O ofício de trabalhar

Vida Activa parte de uma experiência da realizadora, Susana Nobre, que durante alguns anos trabalhou num centro de formação profissional do programa Novas Oportunidades (entretanto extinto, certamente por más razões). Com uma câmara video montada na secretária e o acordo dos entrevistados, gravou conversas e depoimentos, autênticas “biografias profissionais” de um rol de gente que, estando agora desempregada, tinha uma vida de trabalho atrás dela. Só mais tarde, e já depois de desactivado (em 2012) o próprio centro em que trabalhou, é que Susana pegou neste material para lhe dar forma de filme, a que veio a chamar Vida Activa, título a retinir tanta justeza como uma espécie de ironia triste.


Este material gravado no cento ocupa parte essencial do filme, antes de, na parte final, a realizadora abrir para algumas cenas registadas noutro contexto, com outro tempo e outra respiração, que fazem deslizar o âmago do filme, incorporando no seu retrato laboral uma evocação do desmantelamento progressivo da indústria portuguesa a partir de casos concretos na região de Alverca (onde estava o centro em que Susana trabalhou). Apesar do interesse desta última questão, ou precisamente pelo seu interesse, isto traz problemas de estrutura a Vida Activa, que acaba quando parece estar pronto a gerar outro filme, apreensível, por exemplo, pela quantidade de material documental e iconográfico (fotos, certificados profissionais, etc) que nesse segmento final é apresentado, e que se fica com vontade de ver a respirar melhor.

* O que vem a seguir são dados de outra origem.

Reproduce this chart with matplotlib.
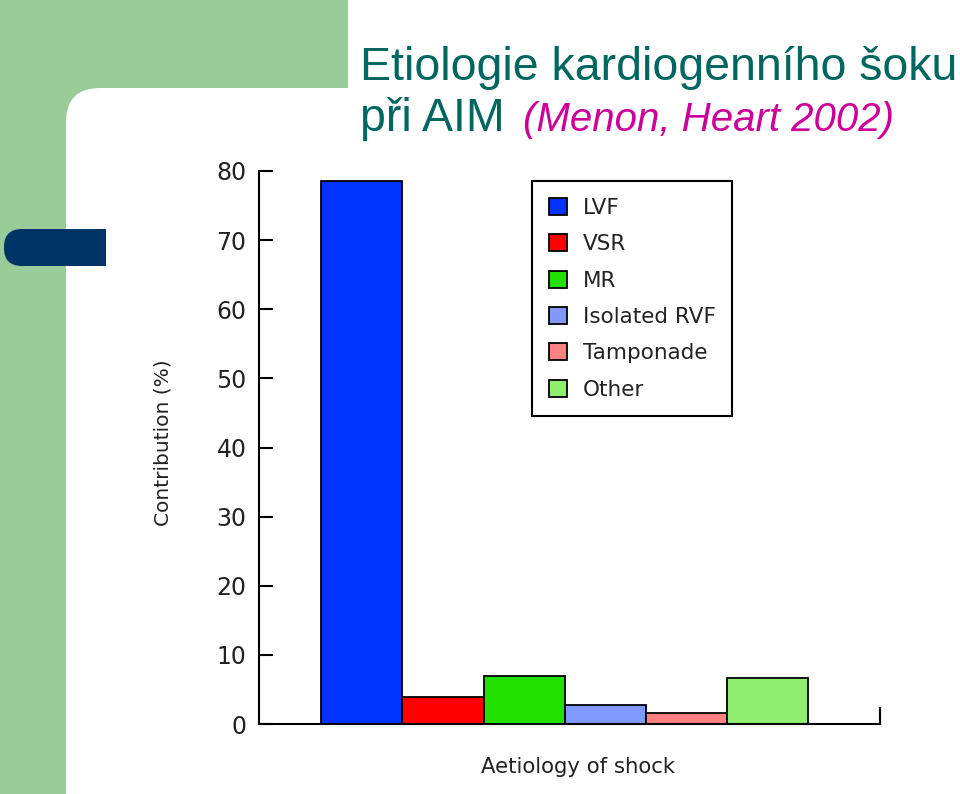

Não obstante, um desses momentos ilumina um dos possíveis modos de ver Vida Activa: é quando a montagem de uma sucessão de documentos e licenças profissionais conjura à nossa frente um mundo laboral que deixou de existir, a partir da designação de uma série de profissões que ou já não existem ou já poucos saberão precisar em que consistem. Mais do que a questão do “emprego”, Vida Activa evoca a questão da profissão, do “mister”, de um conjunto de saberes específicos necessários à execução de determinada tarefa, da “técnica” como se dizia num filme de Ana Hatherly logo a seguir ao 25 de Abril. Ouve-se um cortador de carnes (“uma arte linda”) lamentar-se: já que não lhe dão emprego, podiam ao menos pô-lo a formar jovens cortadores de carnes. O porquê disso não acontecer é dado noutra conversa, por um ex-operário resignado: dantes tinha-se emprego “para a vida”, agora é para “ano e meio, dois anos”; para quê investir, portanto, se a precarização do emprego implica necessariamente a desvalorização da profissão.

Dentro dos limites que lhe apontámos acima, e sem estar à altura do melhor filme da realizadora (o metodologicamente wisemaneano O Que Pode um Rosto), merece bem a atenção que se lhe dê, pela reflexão que contém e que suscita, e pela força documental dos registos que apresenta, expostos com a inteligência e a secura necessárias para que não se lhes queime a espontaneidade e a relevância. Além do mais, é certamente um dos primeiros filmes portugueses a trazer um eco, nada abstracto, da “crise” que vai “acabar” a 17 de Maio.